The last part (Part 5, Ch. 23) is a culmination of Meyer’s consistent approach in not just making an argument for expository preaching but also in applying the gleanings from biblical theology to the hearts of the readers in almost every chapter. Calling us to trust the authority, power and sufficiency of God’s word, he wrote: “God does not need us to improve his word. Our part is to give the text a voice, not a makeover.” Therefore, before we preach the Word, we must soak ourselves in Scripture, dive into its depths, and mine its treasures. Improvement cannot be applied to the gospel and our Savior, but to our preaching. We must preach the word of the cross first to ourselves. Instead of just making arguments for expository preaching, Meyer exhorts the readers to “be an argument…Powerful, life-giving preaching has always been and will always be the best argument for preaching.” Preachers carrying a heavy burden in preaching will find encouragement from the Chief Shepherd who carries us.

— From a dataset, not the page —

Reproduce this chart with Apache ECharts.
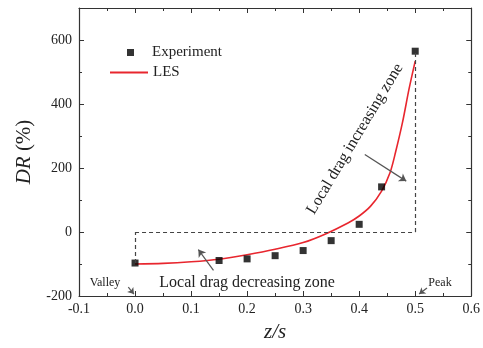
<!DOCTYPE html>
<html>
<head>
<meta charset="utf-8">
<script src="https://cdn.jsdelivr.net/npm/echarts@6/dist/echarts.min.js"></script>
<style>
  html, body { margin: 0; padding: 0; background: #fff; }
  #chart { width: 483px; height: 348px; }
</style>
</head>
<body>
<div id="chart"></div>
<script>
// 实验数据点
const expX = [0, 0.15, 0.2, 0.25, 0.3, 0.35, 0.4, 0.44, 0.5];
const expY = [-97, -89, -84, -74, -58, -27, 24, 141, 565];
// LES 曲线
const lesX = [0, 0.05, 0.1, 0.15, 0.2, 0.25, 0.3, 0.34, 0.38, 0.4, 0.42, 0.44, 0.455, 0.465, 0.4775, 0.489, 0.5];
const lesY = [-100, -98, -93, -85, -71, -54, -33, -6, 28, 50, 80, 128, 185, 250, 344, 447, 534];
const xTicks = [-0.1, 0, 0.1, 0.2, 0.3, 0.4, 0.5, 0.6];
const yTicks = [-200, 0, 200, 400, 600];

const serif = 'Liberation Serif';
const axisColor = '#333';

document.addEventListener('DOMContentLoaded', function() {
    const chart = echarts.init(document.getElementById('chart'));

    const expData = expX.map((x, i) => [x, expY[i]]);
    const lesData = lesX.map((x, i) => [x, lesY[i]]);
    const last = expData.length - 1;

    const dash = { color: '#444', type: [4, 3], width: 1.2 };
    const arrowStyle = { color: '#555', type: 'solid', width: 1.2 };

    function frameAxis(extra) {
        return Object.assign({
            type: 'value',
            axisLine: { show: true, onZero: false, lineStyle: { color: axisColor, width: 1.2 } },
            axisTick: { show: true, inside: true, length: 5, lineStyle: { color: axisColor } },
            minorTick: { show: true, splitNumber: 2, length: 3, lineStyle: { color: axisColor } },
            splitLine: { show: false }
        }, extra);
    }

    chart.setOption({
        animation: false,
        grid: { left: 79, right: 11, top: 8, bottom: 50 },
        legend: [
            {
                data: [{ name: 'Experiment', icon: 'rect' }],
                left: 122, top: 40,
                itemWidth: 7, itemHeight: 7,
                textStyle: { fontFamily: serif, fontSize: 15, color: '#222', padding: [0, 0, 0, 13] }
            },
            {
                data: [{ name: 'LES', icon: 'rect', itemStyle: { color: '#e8262e' } }],
                left: 105, top: 60,
                itemWidth: 38, itemHeight: 2,
                textStyle: { fontFamily: serif, fontSize: 15, color: '#222' }
            }
        ],
        xAxis: [
            frameAxis({
                min: xTicks[0], max: xTicks[xTicks.length - 1], interval: 0.1,
                position: 'bottom',
                name: 'z/s', nameLocation: 'middle', nameGap: 26,
                nameTextStyle: { fontFamily: serif, fontSize: 21, fontStyle: 'italic', color: '#222' },
                axisLabel: { fontFamily: serif, fontSize: 14, color: '#222', margin: 6,
                    formatter: v => v.toFixed(1) }
            }),
            frameAxis({
                min: xTicks[0], max: xTicks[xTicks.length - 1], interval: 0.1,
                position: 'top', axisLabel: { show: false }
            })
        ],
        yAxis: [
            frameAxis({
                min: yTicks[0], max: 700, interval: 200,
                position: 'left',
                name: '{i|DR} (%)', nameLocation: 'middle', nameGap: 44,
                nameTextStyle: { fontFamily: serif, fontSize: 21, color: '#222',
                    rich: { i: { fontFamily: serif, fontSize: 21, fontStyle: 'italic', color: '#222' } } },
                axisLabel: { fontFamily: serif, fontSize: 14, color: '#222', margin: 7,
                    formatter: v => (yTicks.indexOf(v) >= 0 ? String(v) : '') }
            }),
            frameAxis({
                min: yTicks[0], max: 700, interval: 200,
                position: 'right', axisLabel: { show: false }
            })
        ],
        series: [
            {
                name: 'LES',
                type: 'line',
                data: lesData,
                smooth: 0.3,
                symbol: 'none',
                lineStyle: { color: '#e8262e', width: 1.6 },
                itemStyle: { color: '#e8262e' },
                z: 3,
                markLine: {
                    silent: true,
                    symbol: 'none',
                    label: { show: false },
                    lineStyle: dash,
                    data: [
                        [{ coord: [expX[0], expY[0]] }, { coord: [expX[0], 0] }],
                        [{ coord: [expX[0], 0] }, { coord: [expX[last], 0] }],
                        [{ coord: [expX[last], 0] }, { coord: [expX[last], expY[last]] }],
                        [{ coord: [0.140, -120], lineStyle: arrowStyle, symbol: 'none' },
                         { coord: [0.113, -55], symbol: 'arrow', symbolSize: 7 }],
                        [{ coord: [0.41, 242], lineStyle: arrowStyle, symbol: 'none' },
                         { coord: [0.484, 159], symbol: 'arrow', symbolSize: 7 }],
                        [{ coord: [-0.012, -172], lineStyle: arrowStyle, symbol: 'none' },
                         { coord: [-0.002, -194], symbol: 'arrow', symbolSize: 6 }],
                        [{ coord: [0.521, -175], lineStyle: arrowStyle, symbol: 'none' },
                         { coord: [0.507, -194], symbol: 'arrow', symbolSize: 6 }]
                    ]
                }
            },
            {
                name: 'Experiment',
                type: 'scatter',
                data: expData,
                symbol: 'rect',
                symbolSize: 7,
                itemStyle: { color: '#000' },
                z: 4
            }
        ],
        graphic: [
            { type: 'text', x: 247, y: 283, style: { text: 'Local drag decreasing zone',
                font: '16px "Liberation Serif"', fill: '#222', align: 'center', verticalAlign: 'middle' } },
            { type: 'text', x: 355, y: 139, rotation: 59 * Math.PI / 180,
                style: { text: 'Local drag increasing zone',
                font: '16px "Liberation Serif"', fill: '#222', align: 'center', verticalAlign: 'middle' } },
            { type: 'text', x: 105, y: 283, style: { text: 'Valley',
                font: '12px "Liberation Serif"', fill: '#222', align: 'center', verticalAlign: 'middle' } },
            { type: 'text', x: 440, y: 283, style: { text: 'Peak',
                font: '12px "Liberation Serif"', fill: '#222', align: 'center', verticalAlign: 'middle' } }
        ]
    });

    window.addEventListener('resize', function() {
        chart.resize();
    });
});
</script>
</body>
</html>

Practitioners and advocates of expository preaching will find Meyer’s work an ally. Vocal critics of expository preaching will find it hard to mount a counter-argument to this work buttressed with Scriptural support through and through. But wherever you are on both sides of the preaching spectrum, you will be moved by this work not just to improve your preaching but to a deeper trust in the unchanging and supreme excellencies of our Savior who alone is the object and end of our preaching. “Him we proclaim” (Col. 1:28).